There is no love lost between me and Saddam, mind you. Put down your pens, o letter-writers, ye of little faith.

But, hanged. I could not get the image (as yet untelevised, thank God) out of my head. This was a man who just weeks ago vigorously denounced his accusers in court. A man who was clearly full of life, however misguided, and full of the desire to continue to live, even in captivity. Most of us cannot imagine a life spent in captivity, but, if we could, we would certainly choose it over the alternative of death. (Unless we’re from New Hampshire, where the constant barrage of Presidential primaries has instilled a zealous brand of liberty, foreign to most of us. “LIVE FREE OR DIE,” reads the New Hamphire license plate motto.)

Anyway, the news of the dictator’s death came as a shock to my system. It was yet more evidence of the brutality of our world. The brutality we still hold on to, even in our “enlightened age.” I was embarrassed to tell my children this news, knowing it was done in my name, and theirs, too.
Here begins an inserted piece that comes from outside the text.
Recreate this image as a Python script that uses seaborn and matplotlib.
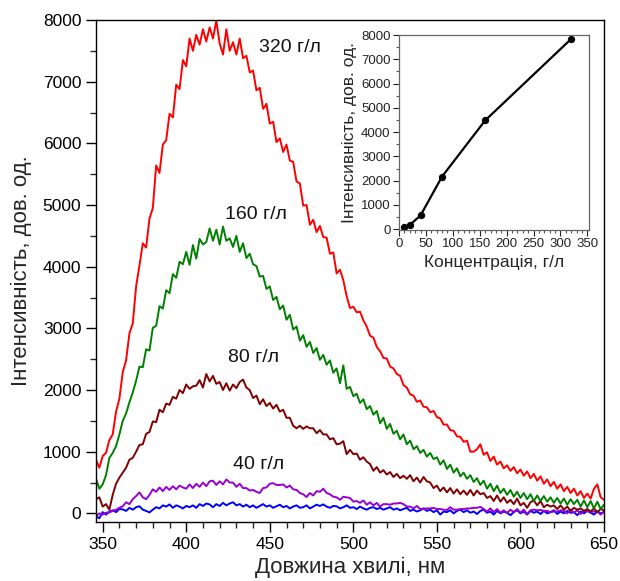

Murder was once again on our hands. My daughter was appropriately outraged, I am grateful to say.

I remember the first time I had to explain the concept of capital punishment to her, and watch the disintegration of hope in her eyes. It was clear to me that in that instant, she lost faith in the infallibility of grown-ups. Up to that point she had always expected them to do what was right. Or at least to know right from wrong.

In our city neighborhood, I regularly pass by posters on lamp posts that proclaim the innocence of Mumia Abu-Jamal, the convicted cop-killer who has lived on death row for 25 years. Sentenced to die at the hands of the state, he has enjoyed life behind bars—a brutal life, no doubt, with fear engraved in every moment, but life, with the relative freedom to think and dream and write and work and imagine, maybe even to love. Who would not choose that, over hanging?

But Mumia proclaims he is innocent. There seems little doubt that Saddam was guilty of mass murder and torture. Should my rigid sense of propriety regarding the death sentence yield to such strong evidence of guilt? But it’s not just the fear of the all-too-common fallibility of man that convinces me death-by-state is wrong. And it is not fear of retribution that fuels my distaste for this crime against humanity known as execution. It is the utter lack of respect for life, for life outside human control, that disturbs me. That we think we know enough to take a life is a kind of hubris I find deplorable.